The company's share price was at a four-week high of C$4.32 (US$3.6) on July 26, having risen 4% day on day. It had been on a downward trend since hitting a year-to-date high of C$6.51 on April 20, falling to below C$3.60 last week.
"Signing our first Benefits Agreement markets an important milestone for Electra as we advance with the commissioning of our refinery," Electra's CEO Trent Mell said.
The battery materials refinery in Temiskaming Shores is to have a plant capacity of 5,100 tonnes of cobalt in sulfate.
"In concert with its effort to commission the refinery, Electra intends to launch a battery materials recycling demonstration plant in the fall of 2022," Electra said.
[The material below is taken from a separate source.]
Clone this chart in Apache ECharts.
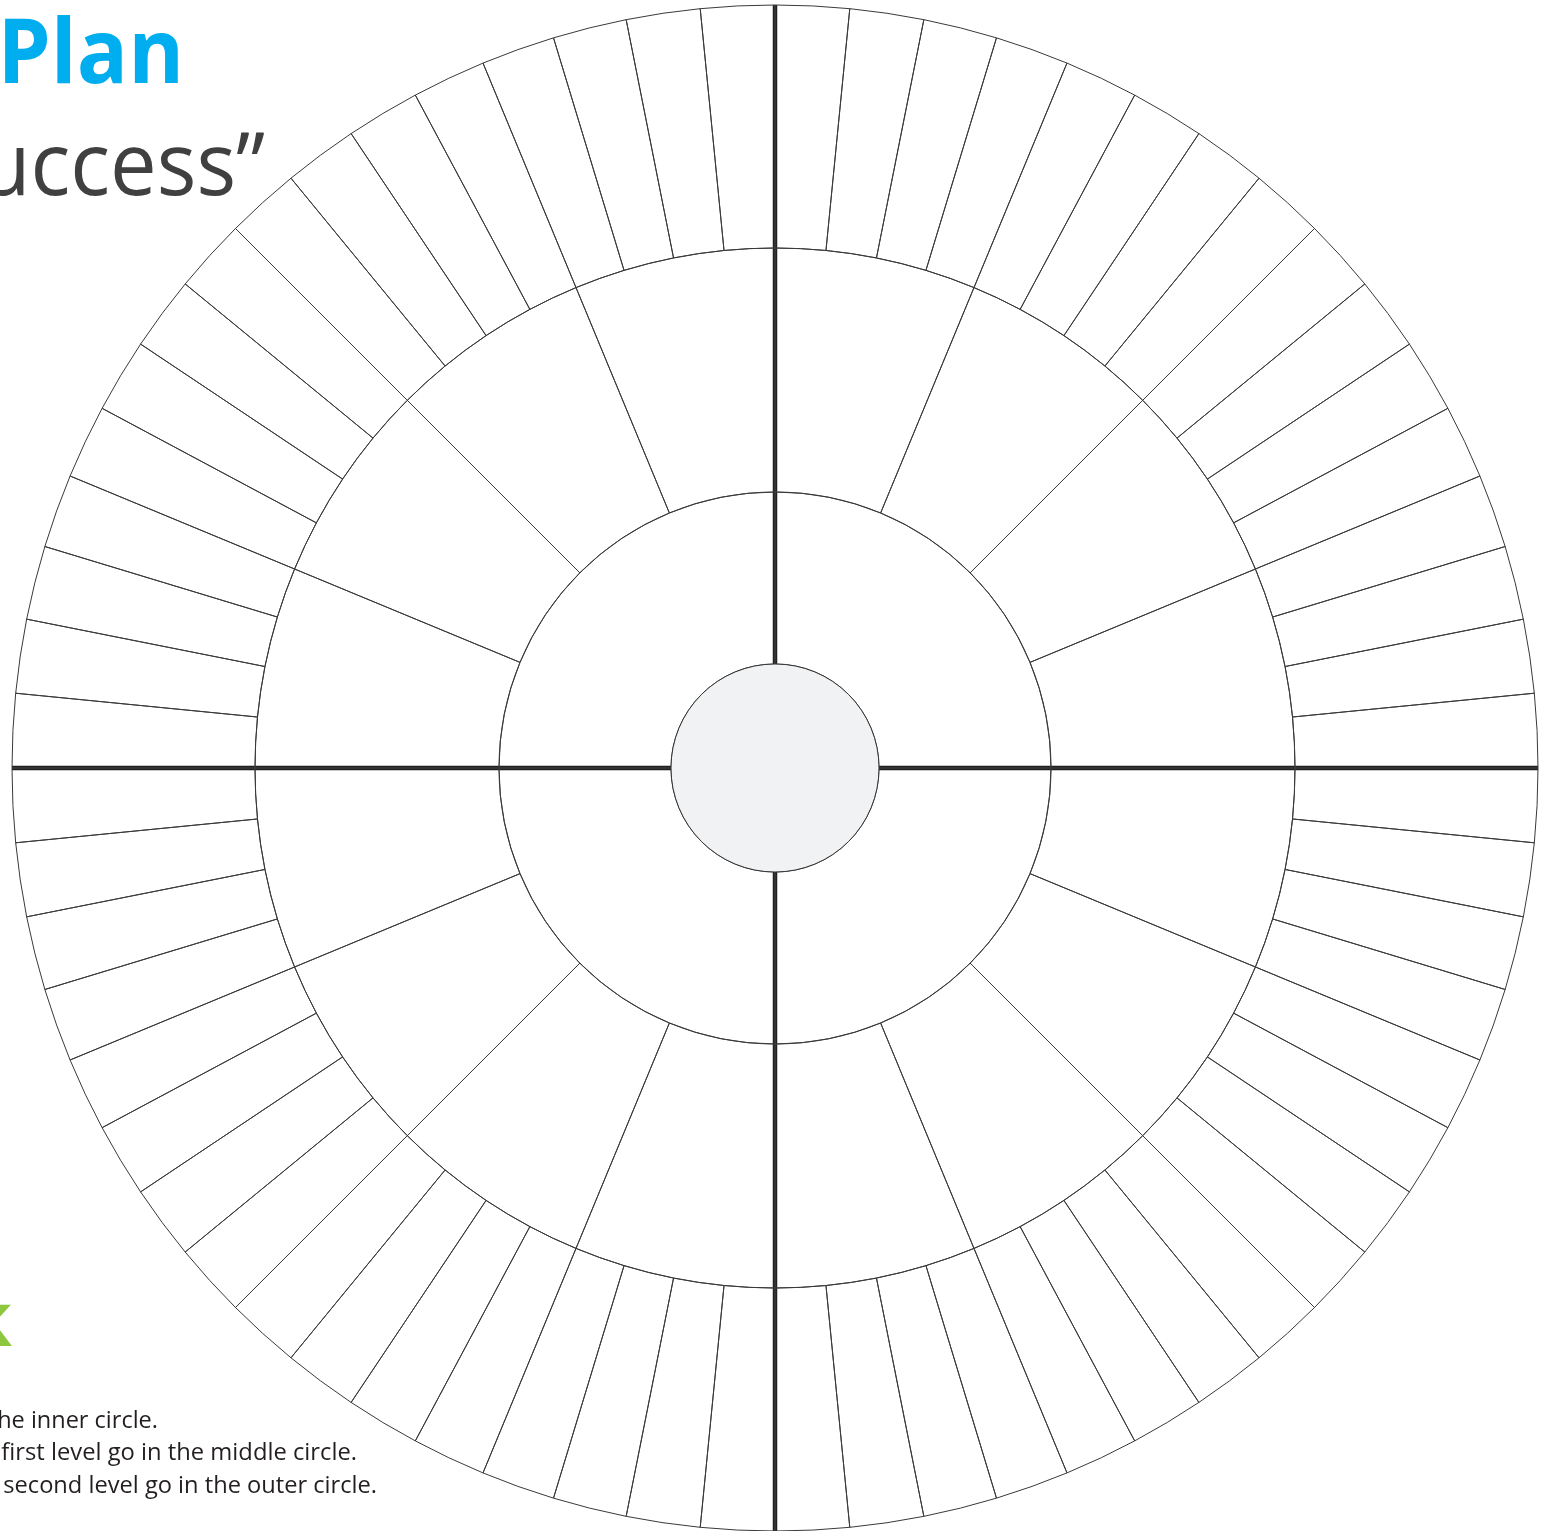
<!DOCTYPE html>
<html>
<head>
<meta charset="utf-8">
<script src="https://cdn.jsdelivr.net/npm/echarts@6/dist/echarts.min.js"></script>
<style>
  html, body { margin: 0; padding: 0; background: #ffffff; }
  #chart { width: 1549px; height: 1531px; }
</style>
</head>
<body>
<div id="chart"></div>
<script>
// ---- data (template: every segment has equal weight) ----
const innerSegments = [1, 1, 1, 1];          // 4 quadrants around the centre circle
const middleSegmentsPerInner = [1, 1, 1, 1]; // each quadrant split in 4 (middle ring)
const outerSegmentsPerMiddle = [1, 1, 1, 1]; // each middle segment split in 4 (outer ring)
const crossAngles = [0, 90, 180, 270];       // thick divider lines
const titleText = 'Plan';
const subtitleText = 'Success\u201D';
const headingText = 'k';
const instructionLines = [
  'the inner circle.',
  'first level go in the middle circle.',
  'second level go in the outer circle.'
];

// build the hierarchy from the small arrays
const treeData = innerSegments.map(function (v, i) {
  return {
    name: 'I' + i,
    children: middleSegmentsPerInner.map(function (m, j) {
      return {
        name: 'M' + i + '-' + j,
        children: outerSegmentsPerMiddle.map(function (o, k) {
          return { name: 'O' + i + '-' + j + '-' + k, value: o * m * v };
        })
      };
    })
  };
});

const CX = 775, CY = 768;
const R_CENTER = 104, R_INNER = 276, R_MIDDLE = 520, R_OUTER = 763;
const lineColor = '#3a3a3a';

const chart = echarts.init(document.getElementById('chart'), null, { renderer: 'canvas' });

chart.setOption({
  backgroundColor: '#ffffff',
  animation: false,
  polar: { center: [CX, CY], radius: R_OUTER },
  angleAxis: {
    type: 'value', min: 0, max: 360, interval: 90, startAngle: 90, clockwise: true,
    axisLine: { show: false }, axisTick: { show: false }, axisLabel: { show: false },
    splitLine: { show: true, lineStyle: { color: '#231f20', width: 4.5 } }
  },
  radiusAxis: {
    type: 'value', min: 0, max: R_OUTER, show: false,
    splitLine: { show: false }
  },
  series: [
    {
      type: 'sunburst',
      center: [CX, CY],
      sort: null,
      nodeClick: false,
      silent: true,
      emphasis: { disabled: true },
      label: { show: false },
      itemStyle: { color: 'rgba(255,255,255,0)', borderColor: lineColor, borderWidth: 1 },
      levels: [
        {},
        { r0: R_CENTER, r: R_INNER },
        { r0: R_INNER, r: R_MIDDLE },
        { r0: R_MIDDLE, r: R_OUTER }
      ],
      data: treeData
    },
    {
      type: 'pie',
      center: [CX, CY],
      radius: [0, R_CENTER],
      silent: true,
      label: { show: false },
      labelLine: { show: false },
      emphasis: { disabled: true },
      itemStyle: { color: '#f1f2f4', borderColor: '#333333', borderWidth: 1 },
      data: [{ value: 1, name: 'centre' }]
    }
  ],
  graphic: [
    {
      type: 'text', x: 184, y: 102, scaleX: 0.955,
      style: {
        text: titleText, textAlign: 'right', textVerticalAlign: 'bottom',
        font: 'bold 89px "Open Sans"', fill: '#00aeef'
      }
    },
    {
      type: 'text', x: 265, y: 214, scaleX: 0.945,
      style: {
        text: subtitleText, textAlign: 'right', textVerticalAlign: 'bottom',
        font: '88px "Open Sans"', fill: '#404041'
      }
    },
    {
      type: 'text', x: 12, y: 1362,
      style: {
        text: headingText, textAlign: 'right', textVerticalAlign: 'bottom',
        font: 'bold 76px "Open Sans"', fill: '#8dc63f'
      }
    },
    {
      type: 'text', x: 158, y: 1433, scaleX: 0.98,
      style: {
        text: instructionLines[0], textAlign: 'right', textVerticalAlign: 'bottom',
        font: '24px "Open Sans"', fill: '#231f20'
      }
    },
    {
      type: 'text', x: 357, y: 1465, scaleX: 0.99,
      style: {
        text: instructionLines[1], textAlign: 'right', textVerticalAlign: 'bottom',
        font: '24px "Open Sans"', fill: '#231f20'
      }
    },
    {
      type: 'text', x: 377, y: 1498, scaleX: 0.985,
      style: {
        text: instructionLines[2], textAlign: 'right', textVerticalAlign: 'bottom',
        font: '24px "Open Sans"', fill: '#231f20'
      }
    }
  ]
});
</script>
</body>
</html>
The benefits agreement is intended to see the two parties working together to provide employment, training, procurement, and business opportunities related to the construction of the refinery.
"The construction of a battery materials plant in Ontario on the James Bay and Abitibi/ Temiscamingue Metis Traditional Territories represents an exciting development that will create many opportunities while also supporting environmental sustainability through reducing carbon emissions as a result of the adoption of electric vehicles," Metis Nation's president Lorette McKnight said.
In connection with the deal, Electra has agreed to issue 20,000 common shares of the company to Metis Nation as a means of providing a measure of economic participation in the company's low-carbon battery materials plans.
The issuance of the shares remains subject to the approval of the TSX Venture Exchange and once issued will be subject to a statutory hold period of four-months-and-one-day.